The play starts with Reverend Parris (Ollie Taylor, JMG) interrogating his niece Abigail Williams (Lorenzo Harvey Allchurch, HWTA) on what exactly she and her friends were doing in the forest at the dead of night. As rumours of witchcraft swirl about, Reverend Hale (Robbie Owen, Coll) is called from a neighbouring town to get to the truth. As Abigail and her friends, Betty Parris, Susanna Walcott, Mercy Lewis, and Mary Warren (Theo Peters, SPH, Andrew Appel, SPH, Carlo Guerrini-Maraldi, JCAJ, and Zac Mee, JRBS) fool the town into thinking witches are about, they accuse the men and women of Salem in the court formed by Judge Hathorne and Deputy Governor Thomas Danforth (Adrien Rolet, DWG, and Will Leckie, JD) and condemn them to hang. When John Proctor’s (Michael Olatunji, PAH) wife Elizabeth (Calum Baker, JMG) is accused, and his previous affair with Abigail is on the verge of coming out to the rest of the town, he takes it upon himself to try and dispel the mass hysteria that has entrapped Salem.

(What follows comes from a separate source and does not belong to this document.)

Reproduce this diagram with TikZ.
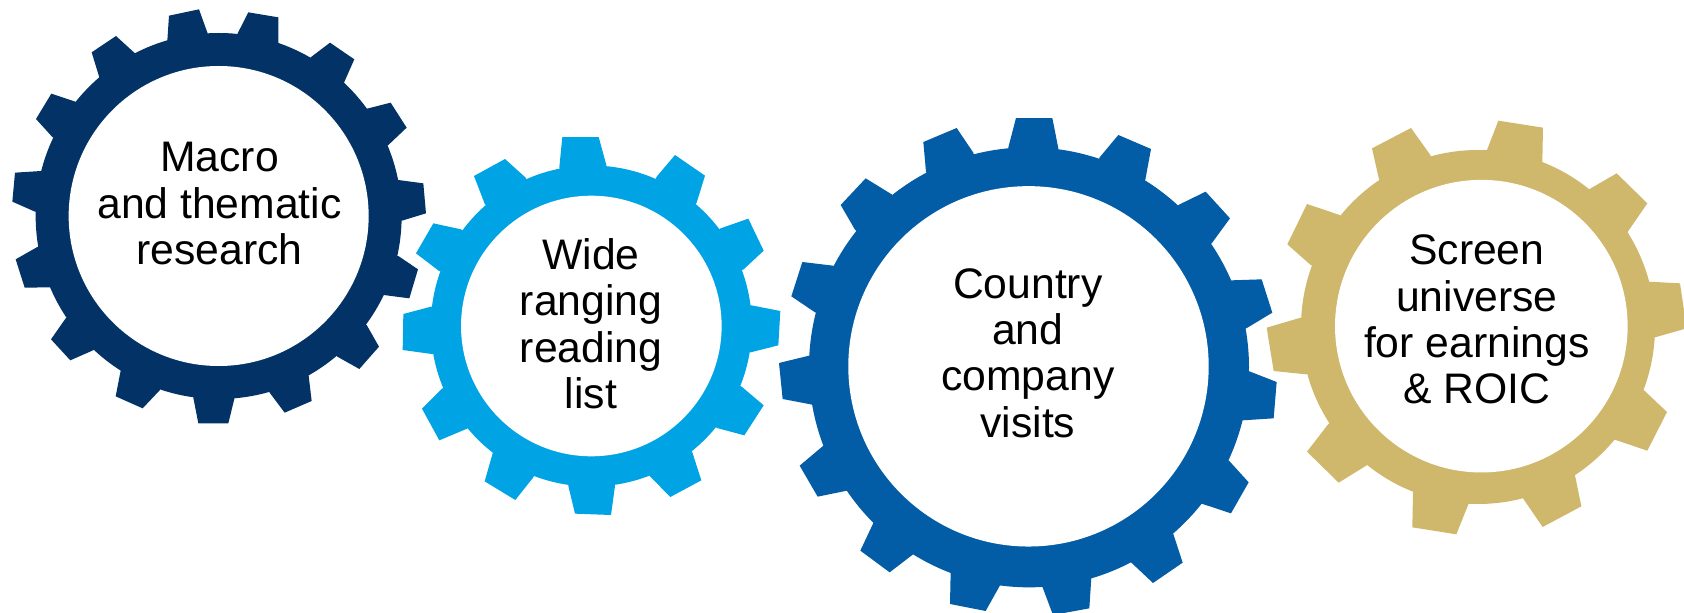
\documentclass[tikz,border=0pt]{standalone}
\usepackage{fontspec}
\setmainfont{Liberation Sans}
\definecolor{gnavy}{RGB}{3,51,102}
\definecolor{gcyan}{RGB}{0,163,228}
\definecolor{gblue}{RGB}{2,92,166}
\definecolor{ggold}{RGB}{207,183,107}
\newcommand{\tooth}[4]{\fill (hub) -- #1 -- #2 -- #3 -- #4 -- cycle;}
\tikzset{
  gearlabel/.style={inner sep=0pt,align=center,text=black,font=\fontsize{42.7}{46.4}\selectfont},
  zoomed/.style={x=0.33333pt,y=-0.33333pt}
}
\begin{document}
\begin{tikzpicture}[x=1pt,y=-1pt]
\fill[white] (0,0) rectangle (1684,613);
\useasboundingbox (0,0) rectangle (1684,613);
% Gear 1
\begin{scope}[shift={(0,0)},zoomed,fill=gnavy]
\coordinate (hub) at (656,648);
\tooth{(502,122)}{(507,47)}{(597,28)}{(623,100)}
\tooth{(713,100)}{(745,37)}{(835,52)}{(835,130)}
\tooth{(932,172)}{(990,128)}{(1063,178)}{(1032,248)}
\tooth{(1101,326)}{(1172,308)}{(1220,383)}{(1164,436)}
\tooth{(1195,540)}{(1270,550)}{(1278,640)}{(1206,662)}
\tooth{(1195,768)}{(1254,808)}{(1228,895)}{(1151,885)}
\tooth{(1100,975)}{(1137,1040)}{(1078,1107)}{(1012,1070)}
\tooth{(926,1127)}{(935,1203)}{(854,1238)}{(809,1178)}
\tooth{(703,1197)}{(685,1270)}{(595,1270)}{(580,1193)}
\tooth{(479,1171)}{(428,1225)}{(347,1189)}{(362,1112)}
\tooth{(279,1051)}{(211,1081)}{(153,1018)}{(197,955)}
\tooth{(149,862)}{(74,863)}{(47,778)}{(112,741)}
\tooth{(105,635)}{(37,605)}{(45,518)}{(123,513)}
\tooth{(157,411)}{(108,357)}{(154,281)}{(226,305)}
\tooth{(298,232)}{(275,157)}{(348,108)}{(405,160)}
\fill (hub) circle[radius=183pt];
\fill[white] (hub) circle[radius=150pt];
\end{scope}
% Gear 2
\begin{scope}[shift={(395,125)},zoomed,fill=gcyan]
\coordinate (hub) at (589,603);
\tooth{(493,127)}{(502,36)}{(611,36)}{(634,120)}
\tooth{(785,155)}{(840,90)}{(930,152)}{(905,233)}
\tooth{(977,310)}{(1060,281)}{(1106,377)}{(1046,433)}
\tooth{(1069,541)}{(1156,558)}{(1150,661)}{(1067,682)}
\tooth{(1040,785)}{(1106,841)}{(1048,931)}{(966,909)}
\tooth{(892,982)}{(919,1066)}{(826,1116)}{(765,1054)}
\tooth{(660,1083)}{(648,1170)}{(540,1166)}{(520,1083)}
\tooth{(415,1057)}{(361,1125)}{(269,1069)}{(293,985)}
\tooth{(216,911)}{(133,946)}{(81,851)}{(141,791)}
\tooth{(111,687)}{(23,675)}{(25,567)}{(108,545)}
\tooth{(131,437)}{(63,385)}{(115,295)}{(198,313)}
\tooth{(269,236)}{(237,153)}{(330,102)}{(392,158)}
\fill (hub) circle[radius=160.5pt];
\fill[white] (hub) circle[radius=130.3pt];
\end{scope}
% Gear 3
\begin{scope}[shift={(770,110)},zoomed,fill=gblue]
\coordinate (hub) at (777,772);
\tooth{(715,112)}{(738,24)}{(847,24)}{(865,115)}
\tooth{(989,142)}{(1045,75)}{(1143,117)}{(1126,209)}
\tooth{(1227,284)}{(1307,245)}{(1380,325)}{(1325,400)}
\tooth{(1385,511)}{(1475,508)}{(1507,608)}{(1429,655)}
\tooth{(1438,784)}{(1520,816)}{(1511,925)}{(1418,931)}
\tooth{(1377,1052)}{(1436,1117)}{(1383,1210)}{(1295,1181)}
\tooth{(1210,1272)}{(1238,1358)}{(1149,1419)}{(1083,1357)}
\tooth{(964,1403)}{(958,1495)}{(849,1515)}{(817,1430)}
\tooth{(690,1426)}{(647,1503)}{(540,1482)}{(542,1387)}
\tooth{(428,1334)}{(359,1387)}{(271,1322)}{(310,1239)}
\tooth{(231,1142)}{(143,1160)}{(89,1067)}{(159,1008)}
\tooth{(127,884)}{(38,867)}{(27,759)}{(117,737)}
\tooth{(135,607)}{(64,559)}{(97,456)}{(189,467)}
\tooth{(255,359)}{(212,285)}{(287,205)}{(365,253)}
\tooth{(468,185)}{(460,96)}{(560,54)}{(610,128)}
\fill (hub) circle[radius=220pt];
\coordinate (eye) at (775.5,769);
\fill[white] (eye) circle[radius=180.2pt];
\end{scope}
% Gear 4
\begin{scope}[shift={(1250,110)},zoomed,fill=ggold]
\coordinate (hub) at (684,651);
\tooth{(387,208)}{(366,115)}{(483,54)}{(541,135)}
\tooth{(711,120)}{(745,32)}{(879,53)}{(877,155)}
\tooth{(1017,238)}{(1100,190)}{(1192,280)}{(1132,367)}
\tooth{(1196,515)}{(1290,520)}{(1310,655)}{(1215,682)}
\tooth{(1181,840)}{(1251,906)}{(1192,1022)}{(1094,989)}
\tooth{(975,1096)}{(994,1189)}{(878,1251)}{(819,1165)}
\tooth{(655,1183)}{(619,1273)}{(487,1252)}{(489,1147)}
\tooth{(350,1066)}{(266,1118)}{(171,1025)}{(235,942)}
\tooth{(168,793)}{(71,783)}{(50,653)}{(152,623)}
\tooth{(182,465)}{(112,403)}{(171,282)}{(269,315)}
\fill (hub) circle[radius=177pt];
\coordinate (eye) at (694,648.5);
\fill[white] (eye) circle[radius=146.3pt];
\end{scope}
% Labels
\node[gearlabel] (macro) at (219.5,203.6) {Macro\\and thematic\\research};
\node[gearlabel] (wide) at (591,323.6) {Wide\\ranging\\reading\\list};
\node[gearlabel] (country) at (1027.8,353) {Country\\and\\company\\visits};
\node[gearlabel] (screen) at (1476.8,319.5) {Screen\\universe\\for earnings\\\& ROIC};
\end{tikzpicture}
\end{document}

Michael Olatunji’s portrayal of John Proctor was a truly layered performance, from tender moments with his wife, to tensions running high in the courthouse. He expressively conveyed the difficulty of Proctor’s situation and the courage to reconcile and try and do the right thing. Calum Baker’s Elizabeth Proctor was a passionate performance showing the hardships she overcame in forgiving her husband and at the end declaring that he was a good man. Lorenzo Harvey Allchurch gave a provocative portrayal of Abigail Williams, captivatingly showing her manipulative side as she wrapped the town around her finger and Zac Mee’s Mary Warren was intense showing her inner conflict as she came clean and told the court of her lies, only to be accused herself as her friends turned on her and acted as if she was bewitching them. And as the events unfolded, Deputy Governor Danforth’s iron justice, strikingly portrayed by Will Leckie, showed us that no matter the details, it all comes down to whether you are innocent, or guilty.

Of course, credit must be given to Dr Liviero, whose expertise resulted in an electrifying production, to the Farrer Theatre crew for designing such a breath-taking set, creative lighting design and a sound design that enhanced the play’s most dramatic moments, and most of all to the entire cast, who together produced a truly captivating and emotive show.